Look below for the line with "Convert this chart to matplotlib code." and the line with "plt.rcParams['font.family'] = ['Liberation"; repeat exactly those two lines and all lines between them, but no pictures.

Some records:
## BEGIN

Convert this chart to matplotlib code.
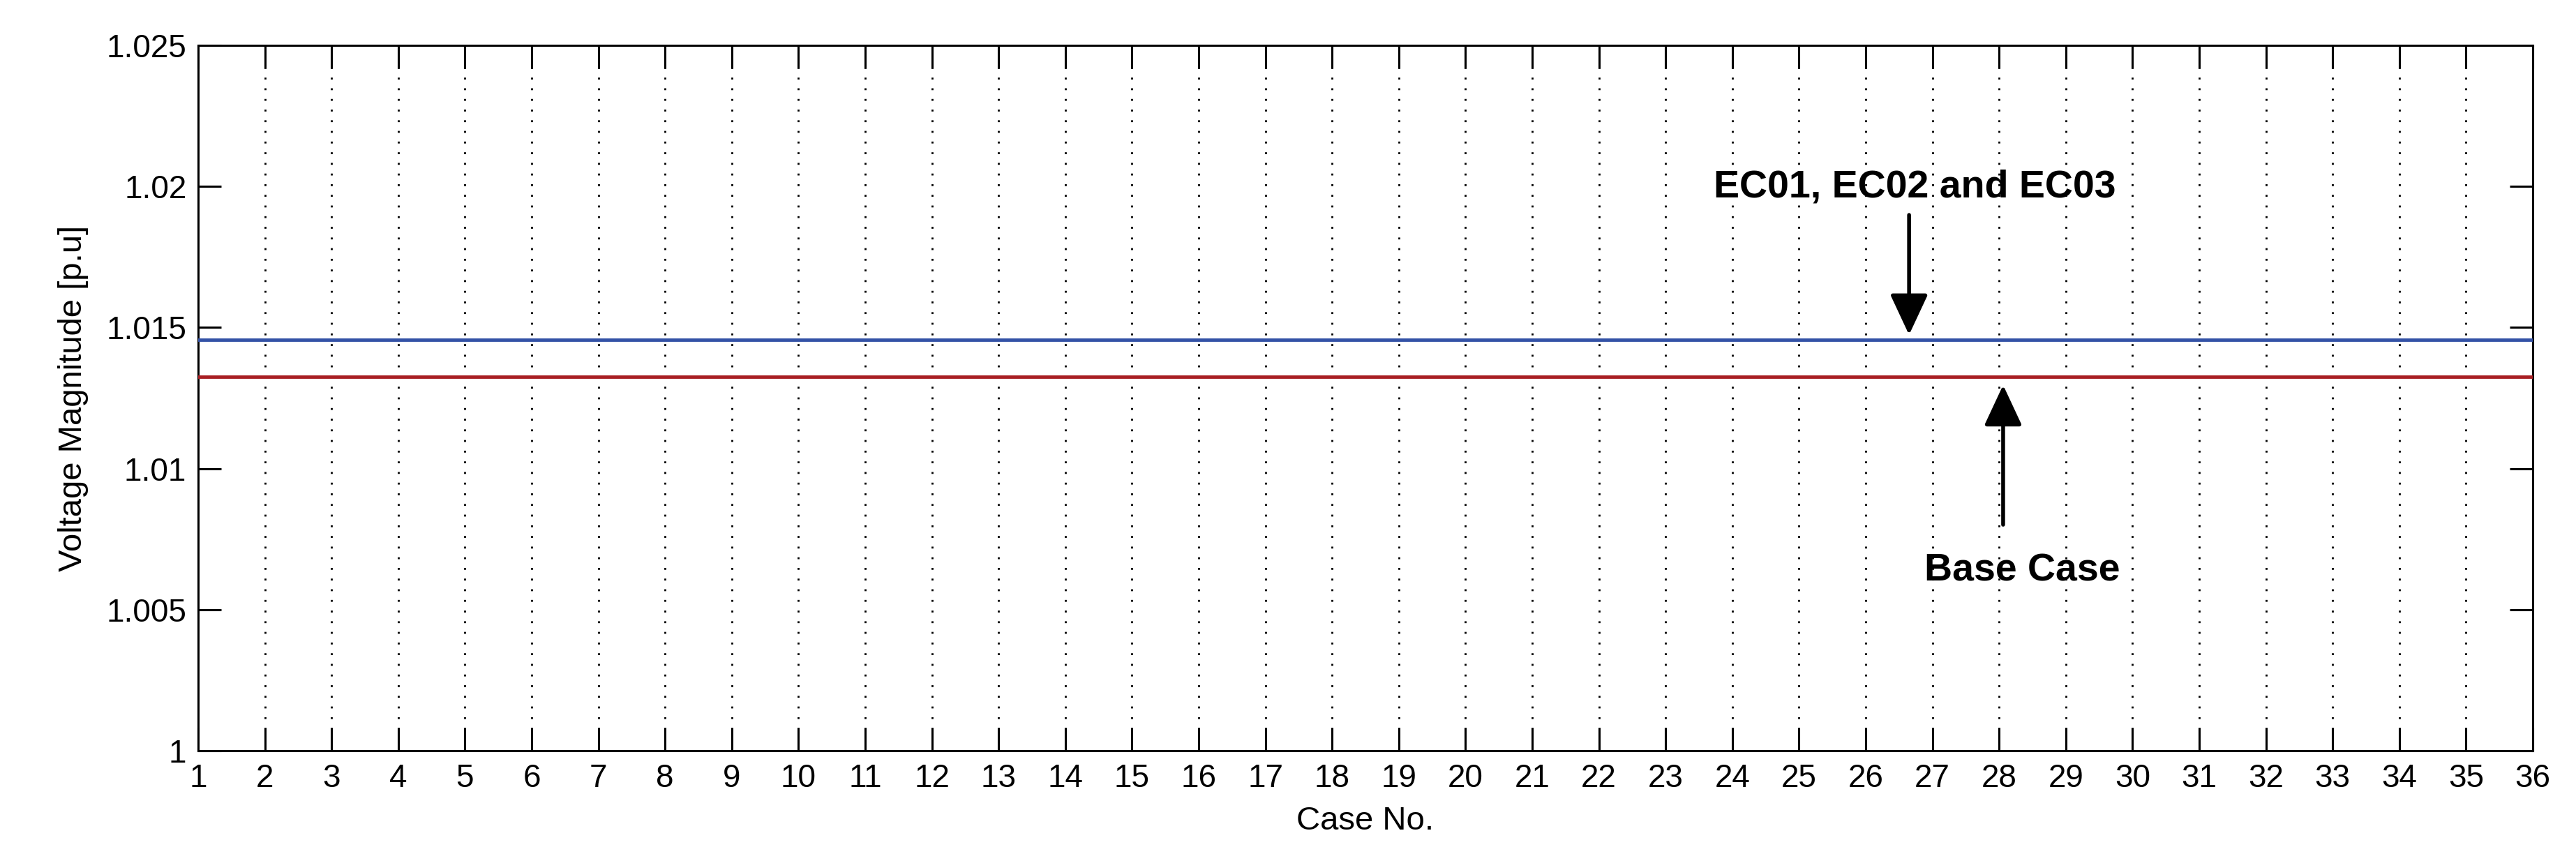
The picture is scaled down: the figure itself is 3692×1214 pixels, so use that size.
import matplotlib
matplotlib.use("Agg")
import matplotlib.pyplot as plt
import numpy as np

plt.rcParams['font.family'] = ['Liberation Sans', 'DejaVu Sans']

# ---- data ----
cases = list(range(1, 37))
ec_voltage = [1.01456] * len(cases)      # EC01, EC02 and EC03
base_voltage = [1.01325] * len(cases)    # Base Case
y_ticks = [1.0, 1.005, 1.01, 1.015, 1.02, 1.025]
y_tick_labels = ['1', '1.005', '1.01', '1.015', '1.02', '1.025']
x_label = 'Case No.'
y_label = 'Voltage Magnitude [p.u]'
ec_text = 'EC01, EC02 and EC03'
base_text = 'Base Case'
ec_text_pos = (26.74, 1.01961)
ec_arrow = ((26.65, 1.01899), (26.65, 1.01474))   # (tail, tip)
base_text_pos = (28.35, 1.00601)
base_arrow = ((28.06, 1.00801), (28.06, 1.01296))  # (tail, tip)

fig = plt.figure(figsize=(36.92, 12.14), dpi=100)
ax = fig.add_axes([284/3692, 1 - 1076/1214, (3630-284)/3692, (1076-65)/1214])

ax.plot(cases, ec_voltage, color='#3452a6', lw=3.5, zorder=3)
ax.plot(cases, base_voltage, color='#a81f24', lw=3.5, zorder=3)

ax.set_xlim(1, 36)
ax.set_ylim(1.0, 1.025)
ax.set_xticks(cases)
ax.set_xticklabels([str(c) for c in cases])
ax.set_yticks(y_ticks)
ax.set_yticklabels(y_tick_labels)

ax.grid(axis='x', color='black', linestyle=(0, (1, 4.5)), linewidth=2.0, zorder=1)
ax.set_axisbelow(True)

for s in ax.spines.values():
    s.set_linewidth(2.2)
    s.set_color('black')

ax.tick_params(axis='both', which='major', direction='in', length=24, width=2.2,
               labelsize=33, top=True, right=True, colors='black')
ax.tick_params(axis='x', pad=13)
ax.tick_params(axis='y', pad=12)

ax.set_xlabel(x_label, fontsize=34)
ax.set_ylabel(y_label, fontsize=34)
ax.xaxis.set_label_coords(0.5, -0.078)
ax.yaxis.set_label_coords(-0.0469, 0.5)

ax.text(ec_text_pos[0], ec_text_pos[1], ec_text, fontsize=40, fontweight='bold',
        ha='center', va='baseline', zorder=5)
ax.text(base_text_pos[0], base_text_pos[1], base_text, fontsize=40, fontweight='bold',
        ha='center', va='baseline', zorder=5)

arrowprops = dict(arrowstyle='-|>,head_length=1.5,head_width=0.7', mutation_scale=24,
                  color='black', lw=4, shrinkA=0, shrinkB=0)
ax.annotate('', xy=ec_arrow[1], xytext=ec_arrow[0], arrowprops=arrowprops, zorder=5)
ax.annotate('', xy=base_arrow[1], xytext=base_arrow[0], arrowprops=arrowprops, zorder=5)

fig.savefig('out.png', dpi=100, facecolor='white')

## END
## BEGIN

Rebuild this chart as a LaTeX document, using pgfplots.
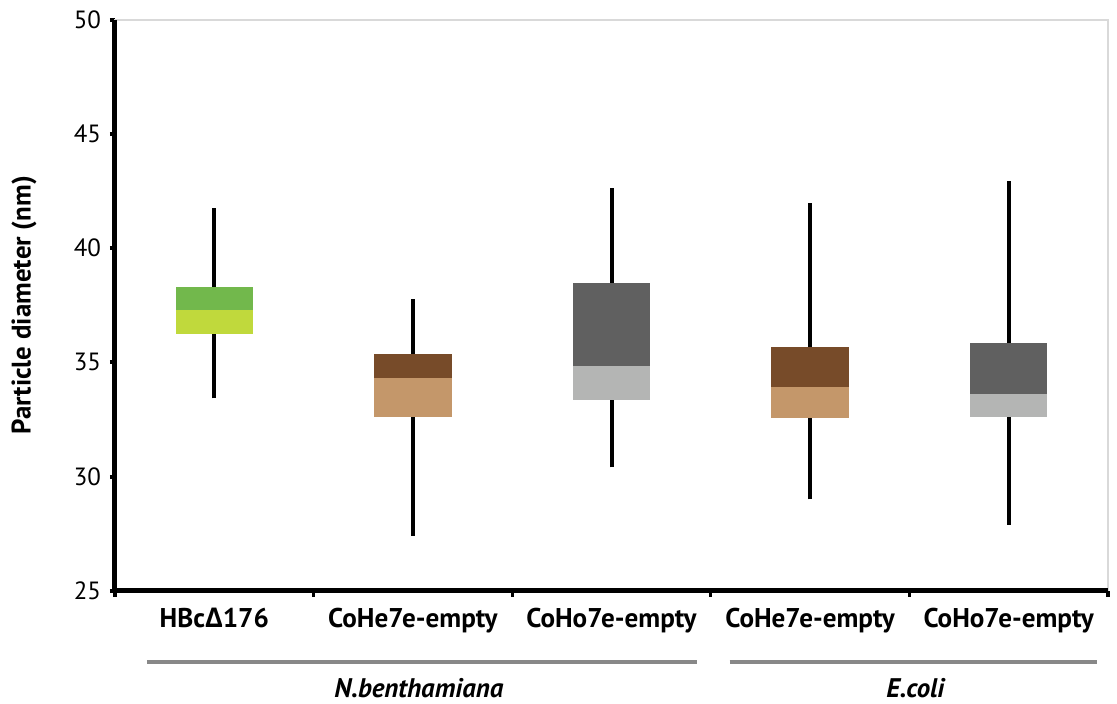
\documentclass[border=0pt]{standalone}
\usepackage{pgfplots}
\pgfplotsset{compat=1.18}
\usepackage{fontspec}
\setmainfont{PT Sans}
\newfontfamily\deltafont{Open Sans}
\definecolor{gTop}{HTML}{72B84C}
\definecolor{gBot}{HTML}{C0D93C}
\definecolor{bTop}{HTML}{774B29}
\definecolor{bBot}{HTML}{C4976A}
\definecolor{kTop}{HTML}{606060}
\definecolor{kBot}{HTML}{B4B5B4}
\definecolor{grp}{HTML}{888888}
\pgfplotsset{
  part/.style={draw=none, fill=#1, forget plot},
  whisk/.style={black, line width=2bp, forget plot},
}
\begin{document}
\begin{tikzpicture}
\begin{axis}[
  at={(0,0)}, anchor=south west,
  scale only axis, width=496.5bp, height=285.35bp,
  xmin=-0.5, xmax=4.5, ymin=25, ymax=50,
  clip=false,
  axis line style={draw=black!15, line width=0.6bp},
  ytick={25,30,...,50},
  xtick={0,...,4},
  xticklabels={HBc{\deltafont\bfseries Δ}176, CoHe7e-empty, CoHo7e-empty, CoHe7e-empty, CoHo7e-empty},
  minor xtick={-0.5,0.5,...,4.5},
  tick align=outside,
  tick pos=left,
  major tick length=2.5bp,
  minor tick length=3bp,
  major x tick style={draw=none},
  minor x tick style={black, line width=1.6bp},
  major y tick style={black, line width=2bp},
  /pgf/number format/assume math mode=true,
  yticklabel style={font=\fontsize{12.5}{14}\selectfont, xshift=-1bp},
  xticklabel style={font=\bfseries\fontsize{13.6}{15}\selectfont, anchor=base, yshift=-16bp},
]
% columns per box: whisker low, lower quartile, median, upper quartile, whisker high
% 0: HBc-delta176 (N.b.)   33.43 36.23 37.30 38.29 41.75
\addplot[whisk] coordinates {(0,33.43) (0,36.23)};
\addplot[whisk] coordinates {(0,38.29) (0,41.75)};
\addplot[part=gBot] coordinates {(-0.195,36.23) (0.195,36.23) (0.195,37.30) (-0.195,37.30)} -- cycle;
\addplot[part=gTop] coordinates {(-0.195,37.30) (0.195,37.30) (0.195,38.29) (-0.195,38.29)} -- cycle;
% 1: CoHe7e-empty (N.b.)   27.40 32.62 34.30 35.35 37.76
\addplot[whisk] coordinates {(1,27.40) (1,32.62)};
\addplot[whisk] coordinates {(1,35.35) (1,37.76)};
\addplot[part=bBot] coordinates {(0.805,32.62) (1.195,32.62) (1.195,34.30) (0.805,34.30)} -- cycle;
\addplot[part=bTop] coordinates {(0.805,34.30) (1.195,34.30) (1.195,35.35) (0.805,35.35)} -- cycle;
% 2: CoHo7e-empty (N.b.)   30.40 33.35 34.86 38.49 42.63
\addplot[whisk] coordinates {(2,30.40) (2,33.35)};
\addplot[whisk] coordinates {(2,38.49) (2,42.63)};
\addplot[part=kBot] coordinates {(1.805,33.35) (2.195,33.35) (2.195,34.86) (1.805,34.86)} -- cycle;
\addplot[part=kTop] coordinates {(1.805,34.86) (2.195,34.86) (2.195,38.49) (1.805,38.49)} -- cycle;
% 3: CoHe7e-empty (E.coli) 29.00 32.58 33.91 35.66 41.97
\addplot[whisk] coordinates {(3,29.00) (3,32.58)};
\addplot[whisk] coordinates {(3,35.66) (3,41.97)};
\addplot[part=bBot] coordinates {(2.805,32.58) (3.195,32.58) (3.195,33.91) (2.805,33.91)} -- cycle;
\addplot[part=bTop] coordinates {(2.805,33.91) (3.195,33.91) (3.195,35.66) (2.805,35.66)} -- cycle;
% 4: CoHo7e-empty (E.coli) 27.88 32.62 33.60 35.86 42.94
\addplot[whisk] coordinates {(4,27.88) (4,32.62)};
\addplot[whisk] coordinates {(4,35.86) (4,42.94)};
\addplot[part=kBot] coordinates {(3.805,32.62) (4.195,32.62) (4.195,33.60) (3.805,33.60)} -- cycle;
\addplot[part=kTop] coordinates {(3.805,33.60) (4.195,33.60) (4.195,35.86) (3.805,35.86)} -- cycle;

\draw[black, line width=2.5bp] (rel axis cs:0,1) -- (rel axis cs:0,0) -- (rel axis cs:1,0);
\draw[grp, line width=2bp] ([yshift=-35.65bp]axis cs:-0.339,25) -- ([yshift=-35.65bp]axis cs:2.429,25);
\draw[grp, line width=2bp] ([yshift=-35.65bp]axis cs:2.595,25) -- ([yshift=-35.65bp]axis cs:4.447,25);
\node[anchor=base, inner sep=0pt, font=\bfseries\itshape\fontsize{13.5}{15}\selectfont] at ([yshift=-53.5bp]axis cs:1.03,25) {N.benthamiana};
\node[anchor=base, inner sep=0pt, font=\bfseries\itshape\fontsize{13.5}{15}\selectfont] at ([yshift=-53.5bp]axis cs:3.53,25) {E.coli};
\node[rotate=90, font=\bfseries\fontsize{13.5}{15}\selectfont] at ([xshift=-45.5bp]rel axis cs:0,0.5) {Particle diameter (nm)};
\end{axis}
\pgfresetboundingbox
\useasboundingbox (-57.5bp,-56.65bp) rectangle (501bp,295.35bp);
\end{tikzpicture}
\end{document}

## END

TASK RESULT:
Convert this chart to matplotlib code.
The picture is scaled down: the figure itself is 3692×1214 pixels, so use that size.
import matplotlib
matplotlib.use("Agg")
import matplotlib.pyplot as plt
import numpy as np

plt.rcParams['font.family'] = ['Liberation Sans', 'DejaVu Sans']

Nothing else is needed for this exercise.